__WHAT TO DO__
Calculate how many lines in the following records hold the word "standalone", and report that number without comment.

__STORED RECORDS__

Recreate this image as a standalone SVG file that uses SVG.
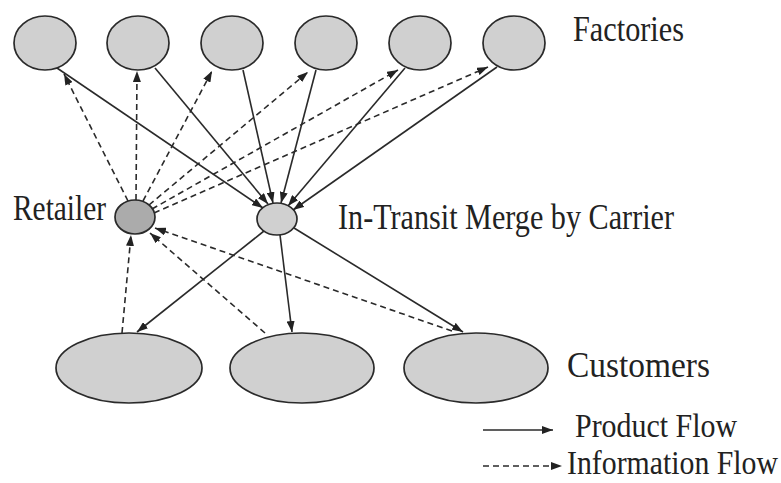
<svg xmlns="http://www.w3.org/2000/svg" width="781" height="483" viewBox="0 0 781 483">
  <defs>
    <marker id="head" viewBox="0 0 11 8" refX="11" refY="4" markerWidth="11" markerHeight="8" markerUnits="userSpaceOnUse" orient="auto">
      <path d="M0,0 L11,4 L0,8 z" fill="#222"/>
    </marker>
    <style>
      .node { fill: #d0d0d0; stroke: #2a2a2a; stroke-width: 1.7; }
      .dark { fill: #ababab; }
      .flow { fill: none; stroke: #2a2a2a; stroke-width: 1.6; marker-end: url(#head); }
      .info { stroke-dasharray: 6 4; }
      .label { font-family: "Liberation Serif", "Times New Roman", serif; font-size: 30px; fill: #222; }
    </style>
  </defs>
  <rect width="781" height="483" fill="#ffffff"/>

  <!-- Factories -->
  <g id="factory-1"><ellipse class="node" cx="45" cy="43" rx="31" ry="27"/></g>
  <g id="factory-2"><ellipse class="node" cx="138" cy="43" rx="31" ry="27"/></g>
  <g id="factory-3"><ellipse class="node" cx="232" cy="43" rx="31" ry="27"/></g>
  <g id="factory-4"><ellipse class="node" cx="326" cy="43" rx="31" ry="27"/></g>
  <g id="factory-5"><ellipse class="node" cx="420" cy="43" rx="31" ry="27"/></g>
  <g id="factory-6"><ellipse class="node" cx="514" cy="43" rx="31" ry="27"/></g>
  <g id="factories-label">
    <text class="label" transform="translate(573,41) scale(1,1.2)" textLength="111" lengthAdjust="spacingAndGlyphs">Factories</text>
  </g>

  <!-- Retailer -->
  <g id="retailer">
    <ellipse class="node dark" cx="135" cy="217" rx="20" ry="17"/>
    <text class="label" transform="translate(13,220) scale(1,1.2)" textLength="93" lengthAdjust="spacingAndGlyphs">Retailer</text>
  </g>

  <!-- In-transit merge -->
  <g id="merge">
    <ellipse class="node" cx="277" cy="219" rx="20" ry="16"/>
    <text class="label" transform="translate(338,229) scale(1,1.2)" textLength="336" lengthAdjust="spacingAndGlyphs">In-Transit Merge by Carrier</text>
  </g>

  <!-- Customers -->
  <g id="customer-1"><ellipse class="node" cx="129" cy="368" rx="73" ry="35"/></g>
  <g id="customer-2"><ellipse class="node" cx="302" cy="368" rx="72" ry="35"/></g>
  <g id="customer-3"><ellipse class="node" cx="476" cy="368" rx="72" ry="35"/></g>
  <g id="customers-label">
    <text class="label" transform="translate(567,377) scale(1,1.2)" textLength="143" lengthAdjust="spacingAndGlyphs">Customers</text>
  </g>

  <!-- Connectors -->
  <g id="connectors">
    <!-- product flow: factories to merge -->
    <line class="flow" x1="57" y1="68" x2="263" y2="208"/>
    <line class="flow" x1="155" y1="68" x2="268" y2="204"/>
    <line class="flow" x1="243" y1="70" x2="273" y2="203"/>
    <line class="flow" x1="316" y1="70" x2="281" y2="203"/>
    <line class="flow" x1="405" y1="68" x2="288" y2="206"/>
    <line class="flow" x1="497" y1="67" x2="293" y2="210"/>
    <!-- product flow: merge to customers -->
    <line class="flow" x1="264" y1="231" x2="137" y2="332"/>
    <line class="flow" x1="280" y1="235" x2="292" y2="332"/>
    <line class="flow" x1="294" y1="228" x2="463" y2="332"/>
    <!-- information flow: retailer to factories -->
    <line class="flow info" x1="128" y1="201" x2="64" y2="74"/>
    <line class="flow info" x1="136" y1="200" x2="137" y2="71"/>
    <line class="flow info" x1="143" y1="201" x2="212" y2="71"/>
    <line class="flow info" x1="149" y1="205" x2="308" y2="72"/>
    <line class="flow info" x1="152" y1="209" x2="398" y2="70"/>
    <line class="flow info" x1="154" y1="213" x2="488" y2="67"/>
    <!-- information flow: customers to retailer -->
    <line class="flow info" x1="122" y1="333" x2="131" y2="235"/>
    <line class="flow info" x1="265" y1="333" x2="150" y2="233"/>
    <line class="flow info" x1="452" y1="331" x2="155" y2="228"/>
  </g>

  <!-- Legend -->
  <g id="legend">
    <line class="flow" x1="483" y1="430" x2="553" y2="430"/>
    <text class="label" transform="translate(575,437) scale(1,1.15)" textLength="162" lengthAdjust="spacingAndGlyphs">Product Flow</text>
    <line class="flow info" x1="483" y1="466" x2="562" y2="466"/>
    <text class="label" transform="translate(567,474) scale(1,1.15)" textLength="211" lengthAdjust="spacingAndGlyphs">Information Flow</text>
  </g>
</svg>
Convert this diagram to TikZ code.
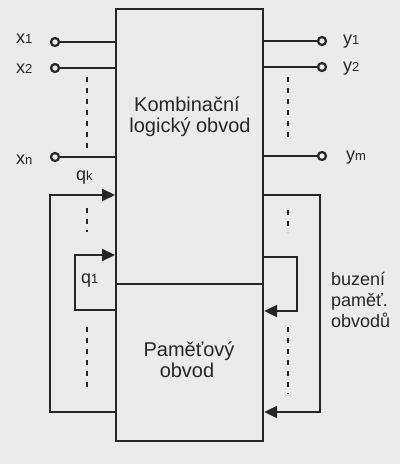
\documentclass[tikz,border=0pt]{standalone}
\usepackage{fontspec}
\setmainfont{Liberation Sans}
\usetikzlibrary{arrows.meta,calc}
\newcommand{\smalltxt}[1]{{\fontsize{13}{13}\selectfont #1}}
\begin{document}
\begin{tikzpicture}[x=1pt,y=-1pt,
  wire/.style={line width=2.2pt,draw=black!85},
  term/.style={circle,draw=black!85,line width=2.2pt,fill=black!8,inner sep=0pt,minimum size=8pt},
  vdots/.style={line width=2.2pt,draw=black!85,dash pattern=on 5pt off 6pt},
  arr/.style={-{Triangle[length=13pt,width=12pt]}},
  lbl/.style={font=\fontsize{18}{18}\selectfont,inner sep=0pt,text=black!85},
  big/.style={font=\fontsize{20}{21}\selectfont,inner sep=0pt,text=black!85,anchor=base}]
\fill[black!8] (0,0) rectangle (400,464);
\useasboundingbox (0,0) rectangle (400,464);
% boxes
\node[draw=black!85,line width=2.2pt,minimum width=147pt,minimum height=275pt,anchor=north west,inner sep=0pt] (kb) at (115,8) {};
\node[draw=black!85,line width=2.2pt,minimum width=147pt,minimum height=157pt,anchor=north west,inner sep=0pt] (pb) at (115,283) {};
\node[big] (kt1) at (187,111) {Kombinační};
\node[big] (kt2) at (190,132) {logický obvod};
\node[big] (pt1) at (189,356) {Paměťový};
\node[big] (pt2) at (187,377) {obvod};
% inputs
\node[term] (i1) at (55,42) {};
\node[term] (i2) at (55,68) {};
\node[term] (in) at (55,157) {};
\draw[wire] (i1) -- (i1 -| kb.west);
\draw[wire] (i2) -- (i2 -| kb.west);
\draw[wire] (in) -- (in -| kb.west);
\node[lbl,anchor=base west] (lx1) at (16,43) {x\smalltxt{1}};
\node[lbl,anchor=base west] (lx2) at (16,73) {x\smalltxt{2}};
\node[lbl,anchor=base west] (lxn) at (16,164) {x\smalltxt{n}};
\coordinate (dl1) at (87,77); \coordinate (dl2) at (87,150);
\draw[vdots] (dl1) -- (dl2);
% outputs
\node[term] (o1) at (322,41) {};
\node[term] (o2) at (322,67) {};
\node[term] (om) at (322,156) {};
\draw[wire] (o1 -| kb.east) -- (o1);
\draw[wire] (o2 -| kb.east) -- (o2);
\draw[wire] (om -| kb.east) -- (om);
\node[lbl,anchor=base west] (ly1) at (343,44) {y\smalltxt{1}};
\node[lbl,anchor=base west] (ly2) at (343,71) {y\smalltxt{2}};
\node[lbl,anchor=base west] (lym) at (346,160) {y\smalltxt{m}};
\coordinate (dr1) at (288,77); \coordinate (dr2) at (288,142);
\draw[vdots] (dr1) -- (dr2);
% left feedback loops
\coordinate (qa) at (50,195); \coordinate (qb) at (50,412);
\draw[wire,arr] (qb -| pb.west) -- (qb) -- (qa) -- (qa -| kb.west);
\coordinate (qc) at (75,255); \coordinate (qd) at (75,310);
\draw[wire,arr] (qd -| pb.west) -- (qd) -- (qc) -- (qc -| kb.west);
\node[lbl,anchor=base west] (lqk) at (76,180) {q\smalltxt{k}};
\node[lbl,anchor=base west] (lq1) at (81,283) {q\smalltxt{1}};
\coordinate (dq1) at (87,208); \coordinate (dq2) at (87,232);
\draw[vdots] (dq1) -- (dq2);
\coordinate (dq3) at (87,327); \coordinate (dq4) at (87,392);
\draw[vdots] (dq3) -- (dq4);
% right excitation loops
\coordinate (ra) at (320,195); \coordinate (rb) at (320,412);
\draw[wire,arr] (ra -| kb.east) -- (ra) -- (rb) -- (rb -| pb.east);
\coordinate (rc) at (297,257); \coordinate (rd) at (297,311);
\draw[wire,arr] (rc -| kb.east) -- (rc) -- (rd) -- (rd -| pb.east);
\coordinate (dr3) at (288,210); \coordinate (dr4) at (288,232);
\draw[vdots] (dr3) -- (dr4);
\coordinate (dr5) at (288,327); \coordinate (dr6) at (288,394);
\draw[vdots] (dr5) -- (dr6);
\node[lbl,anchor=base west] (bz1) at (331,285) {buzení};
\node[lbl,anchor=base west] (bz2) at (331,306) {paměť.};
\node[lbl,anchor=base west] (bz3) at (331,327) {obvodů};
\end{tikzpicture}
\end{document}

__ANSWER FOR THE TASK__
2